• Dear who’s not mine,

    by  • December 27, 2017 • * Safe for Work *, To You • 10 Comments

    How can I forget you when you appear in all of my dreams. I’m fooled into imagining you coming back into my life to stay and happiness overwhelms me. I believe you. Then I wake up. I lay motionless with remembrances of everything we shared, the painful departure and the choice I took.

    No matter how much I distract myself… I miss you. I tell everyone I’m over you, that it doesn’t hurt anymore. How can I fool everyone yet not myself. I remember the sound of your laugh better than the last song I’ve heard. And I love music.

    I’m terrified of meeting you because I’m craving just to be able to see you.

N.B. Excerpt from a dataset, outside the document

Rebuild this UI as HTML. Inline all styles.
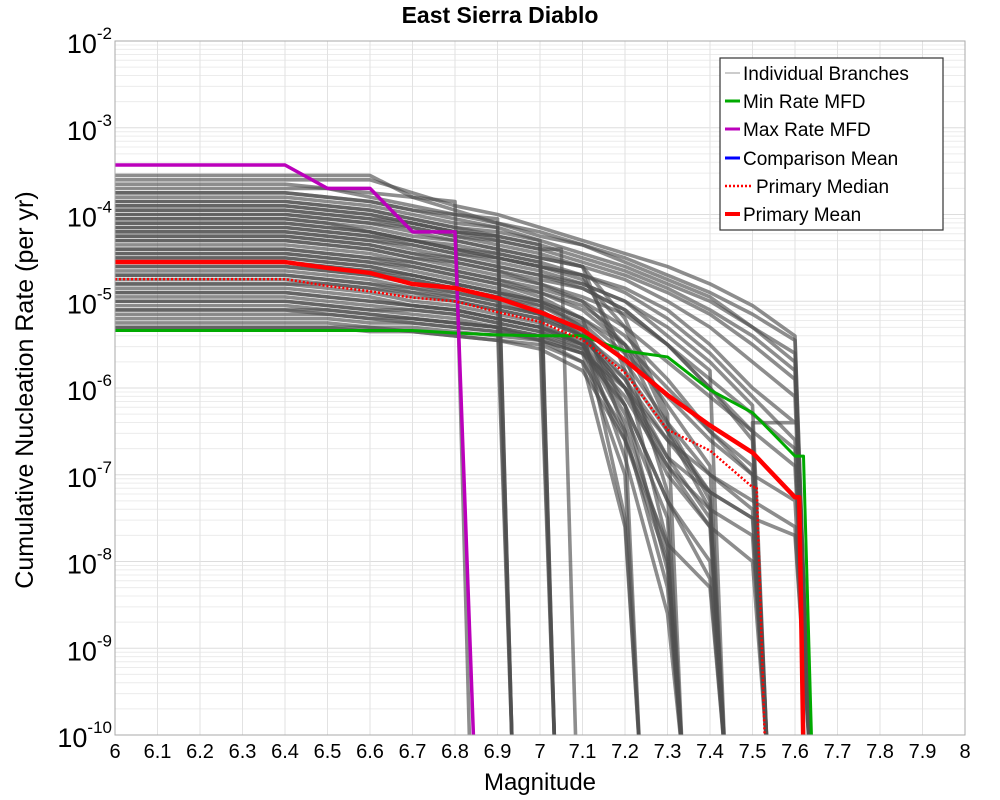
<!DOCTYPE html>
<html><head><meta charset="utf-8"><style>
body{margin:0;background:#fff;}
svg{display:block;font-family:"Liberation Sans","DejaVu Sans",sans-serif;}
</style></head><body>
<svg id="chart" width="1000" height="800" viewBox="0 0 1000 800">
<defs><clipPath id="pc"><rect x="115" y="41" width="850" height="694"/></clipPath></defs>
<rect width="1000" height="800" fill="#fff"/>
<g id="grid"></g>
<g id="branches" clip-path="url(#pc)"></g>
<g id="series" clip-path="url(#pc)"></g>
<rect x="115" y="41" width="850" height="694" fill="none" stroke="#aaa"/>
<g id="xticks"></g>
<g id="yticks"></g>
<text x="500" y="23" text-anchor="middle" font-size="23" font-weight="bold">East Sierra Diablo</text>
<text x="540" y="790" text-anchor="middle" font-size="24">Magnitude</text>
<text transform="translate(33,390) rotate(-90)" text-anchor="middle" font-size="25">Cumulative Nucleation Rate (per yr)</text>
<g>
<rect x="720" y="58" width="223" height="172" fill="#fff" stroke="#333" stroke-width="1.2"/>
<g><line x1="725" y1="73" x2="740" y2="73" stroke="#999" stroke-width="1"/><text x="743" y="80" font-size="19">Individual Branches</text></g>
<g><line x1="725" y1="101" x2="740" y2="101" stroke="#0a0" stroke-width="3"/><text x="743" y="108" font-size="19">Min Rate MFD</text></g>
<g><line x1="725" y1="129" x2="740" y2="129" stroke="#b0b" stroke-width="3"/><text x="743" y="136" font-size="19">Max Rate MFD</text></g>
<g><line x1="725" y1="158" x2="740" y2="158" stroke="#00f" stroke-width="3"/><text x="743" y="165" font-size="19">Comparison Mean</text></g>
<g><line x1="725" y1="186" x2="752" y2="186" stroke="#f00" stroke-width="2.5" stroke-dasharray="2,2"/><text x="756" y="193" font-size="19">Primary Median</text></g>
<g><line x1="725" y1="214" x2="740" y2="214" stroke="#f00" stroke-width="4"/><text x="743" y="221" font-size="19">Primary Mean</text></g>
</g>
</svg>
<script>
const xTicks=[6,6.1,6.2,6.3,6.4,6.5,6.6,6.7,6.8,6.9,7,7.1,7.2,7.3,7.4,7.5,7.6,7.7,7.8,7.9,8];
const yDecades=[-2,-3,-4,-5,-6,-7,-8,-9,-10];
const meanMags=[6.0,6.4,6.5,6.6,6.7,6.8,6.9,7.0,7.1,7.2,7.3,7.4,7.5,7.6];
const meanRates=[2.83e-5,2.83e-5,2.42e-5,2.12e-5,1.58e-5,1.42e-5,1.09e-5,7.5e-6,4.7e-6,2.1e-6,8.3e-7,3.7e-7,1.8e-7,5.5e-8];
const meanMmax=7.61;
const medianRates=[1.8e-5,1.8e-5,1.5e-5,1.3e-5,1.1e-5,1.0e-5,7.5e-6,5.8e-6,3.6e-6,1.5e-6,3.3e-7,1.9e-7,7.2e-8];
const medianMmax=7.51;
const minRates=[4.6e-6,4.6e-6,4.6e-6,4.6e-6,4.6e-6,4.3e-6,4.1e-6,4.0e-6,4.0e-6,2.67e-6,2.28e-6,9.5e-7,5.2e-7,1.64e-7];
const minMmax=7.62;
const maxRates=[3.72e-4,3.72e-4,2.0e-4,2.0e-4,6.3e-5,6.3e-5];
const maxMmax=6.8;
const branchStartMag=6.4;
const branchMmax=[7.6,7.6,7.6,6.8,6.9,6.9,7.0,7.0,7.05,7.3,7.3,7.4,7.4,7.5,7.5,7.6,7.6,7.2,7.2,7.3,7.4,7.5,6.9,7.0,7.3,7.4,7.5,7.6,7.3,7.4,7.5,7.6,6.9,7.0,7.2,7.3,7.4,7.5,7.6,7.6,7.3,7.4,
7.6,7.6,7.5,7.5,7.4,7.3,7.6,7.5,7.4,7.3,7.2,6.9,7.0,7.6,7.5,7.4];
const branchLogRates=[
[-3.55,-3.55,-3.55,-3.8,-3.95,-4.1,-4.25,-4.35,-4.5,-4.7,-4.9,-5.15,-5.45],
[-3.6,-3.6,-3.6,-3.75,-3.9,-4.0,-4.15,-4.3,-4.45,-4.6,-4.8,-5.05,-5.4],
[-3.65,-3.7,-3.8,-3.9,-4.0,-4.1,-4.2,-4.35,-4.55,-4.75,-4.95,-5.3,-5.6],
[-3.7,-3.7,-3.75,-3.8,-3.85],
[-3.75,-3.8,-3.85,-3.95,-4.0,-4.05],
[-3.8,-3.85,-3.9,-4.0,-4.1,-4.15],
[-3.85,-3.9,-3.95,-4.05,-4.15,-4.2,-4.3],
[-3.9,-3.95,-4.0,-4.1,-4.2,-4.25,-4.35],
[-3.95,-4.0,-4.05,-4.15,-4.25,-4.3,-4.4],
[-4.0,-4.05,-4.1,-4.2,-4.3,-4.4,-4.5,-4.6,-5.2,-6.3],
[-4.05,-4.1,-4.2,-4.3,-4.35,-4.45,-4.55,-4.7,-5.6,-7.2],
[-4.1,-4.15,-4.2,-4.3,-4.4,-4.5,-4.6,-4.75,-5.3,-6.4,-7.3],
[-4.15,-4.2,-4.25,-4.35,-4.45,-4.55,-4.65,-4.8,-5.0,-5.4,-5.8],
[-4.2,-4.25,-4.3,-4.4,-4.5,-4.6,-4.7,-4.8,-5.0,-5.3,-5.7,-6.2],
[-4.25,-4.3,-4.35,-4.45,-4.55,-4.65,-4.75,-4.85,-5.1,-5.5,-6.0,-6.6],
[-4.3,-4.35,-4.4,-4.5,-4.6,-4.7,-4.8,-4.95,-5.15,-5.5,-5.9,-6.3,-6.7],
[-4.35,-4.4,-4.45,-4.55,-4.65,-4.75,-4.85,-5.0,-5.3,-5.7,-6.1,-6.5,-6.9],
[-4.4,-4.45,-4.5,-4.6,-4.7,-4.8,-4.95,-5.2,-6.5],
[-4.45,-4.5,-4.55,-4.65,-4.75,-4.85,-5.0,-5.3,-7.5],
[-4.5,-4.55,-4.6,-4.7,-4.8,-4.9,-5.05,-5.3,-6.2,-8.1],
[-4.55,-4.6,-4.65,-4.75,-4.85,-4.95,-5.1,-5.4,-6.0,-7.0,-7.6],
[-4.6,-4.65,-4.7,-4.8,-4.9,-5.0,-5.15,-5.4,-6.0,-6.8,-7.2,-7.5],
[-4.65,-4.7,-4.75,-4.85,-4.9,-5.0],
[-4.7,-4.75,-4.8,-4.9,-4.95,-5.05,-5.15],
[-4.75,-4.8,-4.85,-4.95,-5.0,-5.1,-5.2,-5.4,-6.8,-8.6],
[-4.8,-4.85,-4.9,-5.0,-5.05,-5.15,-5.25,-5.5,-6.2,-7.3,-8.0],
[-4.85,-4.9,-4.95,-5.05,-5.1,-5.2,-5.3,-5.5,-6.0,-6.9,-7.4,-7.7],
[-4.9,-4.95,-5.0,-5.05,-5.1,-5.2,-5.3,-5.45,-5.9,-6.6,-7.0,-7.3,-7.6],
[-4.95,-5.0,-5.05,-5.1,-5.15,-5.25,-5.35,-5.5,-6.4,-7.9],
[-5.0,-5.05,-5.1,-5.15,-5.2,-5.3,-5.45,-5.6,-6.2,-7.3,-8.2],
[-5.05,-5.1,-5.15,-5.2,-5.25,-5.3,-5.4,-5.55,-6.1,-6.9,-7.6,-8.0],
[-5.1,-5.15,-5.2,-5.25,-5.3,-5.35,-5.45,-5.6,-6.0,-6.6,-7.2,-7.5,-7.7],
[-5.15,-5.15,-5.2,-5.2,-5.25,-5.3],
[-5.2,-5.2,-5.25,-5.25,-5.3,-5.35,-5.4],
[-5.25,-5.25,-5.3,-5.3,-5.35,-5.4,-5.45,-5.7,-7.6],
[-5.3,-5.3,-5.3,-5.35,-5.4,-5.45,-5.5,-5.7,-6.5,-8.3],
[-5.3,-5.3,-5.35,-5.35,-5.4,-5.45,-5.55,-5.8,-6.6,-7.8,-8.3],
[-4.2,-4.25,-4.3,-4.35,-4.45,-4.5,-4.6,-4.7,-4.85,-5.1,-5.5,-6.0,-6.4],
[-3.9,-3.95,-4.0,-4.1,-4.2,-4.3,-4.4,-4.55,-4.7,-4.9,-5.15,-5.5,-5.9],
[-4.5,-4.55,-4.6,-4.7,-4.8,-4.9,-5.0,-5.2,-5.6,-6.1,-6.6,-7.0,-7.3],
[-4.0,-4.05,-4.1,-4.15,-4.25,-4.35,-4.45,-4.6,-5.8,-7.8],
[-4.3,-4.35,-4.4,-4.5,-4.55,-4.65,-4.8,-5.0,-5.5,-6.5,-7.4],
[-3.75,-3.8,-3.85,-3.95,-4.05,-4.15,-4.3,-4.45,-4.6,-4.8,-5.0,-5.3,-5.7],
[-4.1,-4.15,-4.2,-4.3,-4.4,-4.5,-4.6,-4.7,-4.9,-5.2,-5.6,-6.1,-6.6],
[-4.4,-4.45,-4.5,-4.55,-4.65,-4.75,-4.9,-5.05,-5.4,-5.9,-6.5,-7.0],
[-4.6,-4.65,-4.7,-4.75,-4.85,-4.95,-5.05,-5.25,-5.7,-6.4,-7.0,-7.4],
[-4.7,-4.75,-4.8,-4.85,-4.95,-5.05,-5.15,-5.35,-5.9,-6.8,-7.5],
[-4.9,-4.95,-5.0,-5.05,-5.1,-5.2,-5.3,-5.5,-6.3,-7.5],
[-3.85,-3.9,-3.95,-4.05,-4.15,-4.25,-4.35,-4.5,-4.65,-4.85,-5.1,-5.4,-5.8],
[-4.25,-4.3,-4.35,-4.45,-4.5,-4.6,-4.7,-4.85,-5.1,-5.5,-6.0,-6.5],
[-4.45,-4.5,-4.55,-4.6,-4.7,-4.8,-4.9,-5.1,-5.5,-6.2,-6.9],
[-5.0,-5.05,-5.1,-5.1,-5.15,-5.25,-5.35,-5.55,-6.6,-8.0],
[-5.1,-5.1,-5.15,-5.2,-5.25,-5.3,-5.4,-5.6,-7.0],
[-3.95,-4.0,-4.05,-4.1,-4.2,-4.25],
[-4.15,-4.2,-4.25,-4.3,-4.4,-4.45,-4.55],
[-4.05,-4.1,-4.15,-4.25,-4.3,-4.4,-4.5,-4.6,-4.75,-5.0,-5.3,-5.7,-6.1],
[-4.55,-4.6,-4.65,-4.7,-4.8,-4.9,-5.0,-5.2,-5.5,-6.0,-6.5,-6.9],
[-4.8,-4.8,-4.85,-4.9,-5.0,-5.1,-5.2,-5.4,-5.8,-6.5,-7.2]
];
const NS="http://www.w3.org/2000/svg";
const X0=115,X1=965,Y0=41,Y1=735;
function xs(m){return X0+(m-6)/2*(X1-X0);}
function yl(l){return Y0+(-2-l)/8*(Y1-Y0);}
function ys(v){return yl(Math.log10(v));}
function mk(tag,attrs,parent){const e=document.createElementNS(NS,tag);for(const k in attrs)e.setAttribute(k,attrs[k]);parent.appendChild(e);return e;}
const grid=document.getElementById('grid');
yDecades.forEach(d=>{if(d<=-10)return;for(let k=2;k<=9;k++){const y=yl(d-1+Math.log10(k));
const ln=mk('line',{x1:X0,x2:X1,y1:y,y2:y,stroke:'#ececec','stroke-width':1},grid);

}});
yDecades.forEach(d=>{const y=yl(d);
const ln=mk('line',{x1:X0,x2:X1,y1:y,y2:y,stroke:'#ddd','stroke-width':1},grid);

});
xTicks.forEach(t=>{const x=xs(t);
const ln=mk('line',{x1:x,x2:x,y1:Y0,y2:Y1,stroke:'#e2e2e2','stroke-width':1},grid);


const tx=mk('text',{x:x,y:758,'text-anchor':'middle','font-size':20},document.getElementById('xticks'));
tx.textContent=String(t);

});
const yt=document.getElementById('yticks');
yDecades.forEach(d=>{const y=yl(d);
const t=mk('text',{x:112,y:y+12,'text-anchor':'end','font-size':27},yt);


t.innerHTML='10<tspan dy="-14" font-size="17">'+d+'</tspan>';});
const bg=document.getElementById('branches');
branchLogRates.forEach((arr,i)=>{const pts=[[xs(6),yl(arr[0])]];
arr.forEach((l,j)=>pts.push([xs(branchStartMag+j*0.1),yl(l)]));
const last=arr[arr.length-1];const mm=branchMmax[i];
pts.push([xs(mm),yl(last)]);pts.push([xs(mm+0.035),Y1+20]);
const p=mk('polyline',{points:pts.map(q=>q.join(',')).join(' '),fill:'none',stroke:'#505050','stroke-width':3.6,'stroke-opacity':0.65,'stroke-linejoin':'round'},bg);

});
const sg=document.getElementById('series');
function series(mags,rates,mmax,drop,attrs,name){const pts=rates.map((v,i)=>[xs(mags[i]),ys(v)]);
pts.push([xs(mmax),ys(rates[rates.length-1])]);pts.push([xs(mmax+drop),Y1+20]);
const p=mk('polyline',Object.assign({points:pts.map(q=>q.join(',')).join(' '),fill:'none','stroke-linejoin':'round'},attrs),sg);

}
series(meanMags,minRates,minMmax,0.02,{stroke:'#0a0','stroke-width':3},'min-rate-line');
series(meanMags,maxRates,maxMmax,0.045,{stroke:'#b0b','stroke-width':3.5},'max-rate-line');
series(meanMags,medianRates,medianMmax,0.02,{stroke:'#f00','stroke-width':2.5,'stroke-dasharray':'2,2'},'median-line');
series(meanMags,meanRates,meanMmax,0.01,{stroke:'#f00','stroke-width':4.5},'mean-line');
</script>
</body></html>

    10 Responses to Dear who’s not mine,

    1. Angel
      December 27, 2017 at 11:04 am

      So beautiful. Makes me just miss him, everything, all of him but he’s not mine anymore.

      • adreamer1231
        December 29, 2017 at 12:08 pm

        I feel you. Lovely to relate with others.

    2. Your mother
      December 27, 2017 at 5:51 pm

      These people are doing nothing but dream their heads off!

      • A.
        December 29, 2017 at 12:37 pm

        Than you for taking the time to comment. I believe this website is meant for a reason and I’m sure you can understand the title. This is a letter to someone I can never be with. I’m choosing not to do anything because I want to leave that person happy. I’m not ‘dreaming’, I have dreams that you get when you sleep.

    3. His father
      December 27, 2017 at 5:57 pm

      Honey, if he ain’t love you, would you please try to find another one who is faithful; that sucker just wants to play Romio to every girl in his office.

      • A.
        December 29, 2017 at 12:38 pm

        I agree with you. Thank you. 🙂

    4. A
      December 28, 2017 at 6:30 pm

      Going through the same problem. It wont just go away if it was really genuine. Maybe you should reach out.

      • A.
        December 29, 2017 at 12:44 pm

        Adults that know both of us will definitely say to not interfere with him now, that he settled with someone. I feel like it would be selfish if I told him how I feel. Our families know each other I can’t just move on when I have to see him at points. So I have to hope for a day I meet someone else who would be better.

    5. PeterC
      December 30, 2017 at 11:47 am

      Robert Frost once said – the only way out is through. There is a mountain of pain and grief that we have to work through and process before we are truly allowed to live on the other side. The grief is testament to our love – only to the extent that we allowed ourselves to be vulnerable and feel love, only to that extent are we also opening up to possible pain and grief. Those who get over people very quickly also never allowed themselves to feel love at the very core of their being.

      Think about what self-compassion means for you. If you encountered yourself, hurt and grieving, angry and dizzy/confused – what would you do to soothe? To ease the pain? Maybe look after your body, go for a walk, go to the gym? Maybe something social – even though you don’t really feel like it, do it anyway? Maybe something spiritual, whatever that word may mean to you? Wake up every day asking the question, how can I be compassionate with myself. And end every day with: “for what am I grateful” and answer with a truthful heart.

      These are difficult tasks and yet I can promise, if you do them, you will heal.

      best of luck,
      PeterC

      • A.
        January 3, 2018 at 2:40 pm

        You truly have said words of wisdom. Your advice is very realistic and has touched my heart deeply. This is very meaningful to me. I believe in your words and I’ll follow them. Thank you!!